Allusive: Barbee more post- than modern

Robert Barbee’s paintings appear to be the work of several painters, all of whom have a deep interest in modernist art, just not the same kinds.
A quick stroll through the Barbee Retrospective at Les Yeux du Monde, and anyone acquainted with early-to-mid 20th century art will pick out the flattened-perspective geometry of Picasso, the allusions to surrealism, the comic-book-panel aesthetic favored by some pop artists, or the lush paintings of Paul Cezanne. 
And that doesn’t even include Barbee’s landscapes, which seem to have no connection to the rest of the work and little connection to one another.

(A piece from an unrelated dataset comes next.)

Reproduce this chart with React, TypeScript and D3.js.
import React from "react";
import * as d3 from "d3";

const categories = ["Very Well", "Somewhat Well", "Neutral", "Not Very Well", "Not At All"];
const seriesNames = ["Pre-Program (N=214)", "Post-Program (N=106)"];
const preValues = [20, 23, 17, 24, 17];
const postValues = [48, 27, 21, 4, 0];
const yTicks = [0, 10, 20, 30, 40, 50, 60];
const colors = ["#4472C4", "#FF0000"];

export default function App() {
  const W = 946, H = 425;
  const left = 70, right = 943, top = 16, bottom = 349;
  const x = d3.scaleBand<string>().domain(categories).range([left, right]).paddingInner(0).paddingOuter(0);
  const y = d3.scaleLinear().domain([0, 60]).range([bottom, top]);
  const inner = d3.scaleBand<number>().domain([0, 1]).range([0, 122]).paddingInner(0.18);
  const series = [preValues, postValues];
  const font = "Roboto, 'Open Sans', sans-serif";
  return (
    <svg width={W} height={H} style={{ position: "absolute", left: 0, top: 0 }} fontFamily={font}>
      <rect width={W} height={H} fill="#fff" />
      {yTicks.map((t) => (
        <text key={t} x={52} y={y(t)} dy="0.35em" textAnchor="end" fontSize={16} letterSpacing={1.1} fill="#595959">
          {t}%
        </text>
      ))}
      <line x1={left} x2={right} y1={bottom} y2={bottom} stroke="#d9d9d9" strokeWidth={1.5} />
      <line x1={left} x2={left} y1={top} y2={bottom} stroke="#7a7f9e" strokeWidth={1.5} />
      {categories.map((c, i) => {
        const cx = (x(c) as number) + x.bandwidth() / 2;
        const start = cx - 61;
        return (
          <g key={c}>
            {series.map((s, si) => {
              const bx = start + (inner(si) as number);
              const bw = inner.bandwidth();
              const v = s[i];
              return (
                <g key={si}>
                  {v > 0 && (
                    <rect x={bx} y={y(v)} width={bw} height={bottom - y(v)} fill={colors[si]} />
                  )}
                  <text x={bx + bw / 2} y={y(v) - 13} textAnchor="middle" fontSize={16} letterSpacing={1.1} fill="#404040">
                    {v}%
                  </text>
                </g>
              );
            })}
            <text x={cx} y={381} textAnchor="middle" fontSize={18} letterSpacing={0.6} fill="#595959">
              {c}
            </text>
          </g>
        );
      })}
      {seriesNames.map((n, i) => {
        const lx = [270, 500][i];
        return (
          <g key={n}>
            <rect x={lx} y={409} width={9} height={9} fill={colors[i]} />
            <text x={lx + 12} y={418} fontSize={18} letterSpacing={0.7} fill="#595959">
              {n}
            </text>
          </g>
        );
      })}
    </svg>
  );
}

Barbee, who taught at the University of Virginia for several decades, comes across as a bit of a chameleon. (The work on display dates from his time on the UVA faculty.) What emerges, slowly and steadily, is the impression that while Barbee seems to have been lobbying for his Modernist art green card with nearly every painting, he was more of a postmodernist at heart. His artwork appropriates without strain whole chunks of Modernist styles and then puts them to the service of Barbee’s favorite themes: shadow, distance, and the processes of painting thematized.
A painting like “Nude in Sunlight” includes many such themes. In the background of what appears to be a studio, a nude model stands with her arms stacked across her forehead. A simple sketch of this model takes up the foreground and the center of the painting, and the unnatural band of sunlight that falls across her lap also appears, through broken and shifted, in the sketch. The bands of light and the inclusion of canvasses and windows give the painting a simple, artificial geometry. 
And then, nearly tucked away behind the large sketch of the nude, Barbee reproduces one of his own paintings (which is conveniently also included in this exhibit), a landscape of hills delineated by crosshatched rows of trees. The painting never fully succumbs to geometric abstraction or realism, and Barbee’s cannibalism of his own work gives it a strange touch of playfulness. This is the closest thing to a Rosetta stone Barbee offers.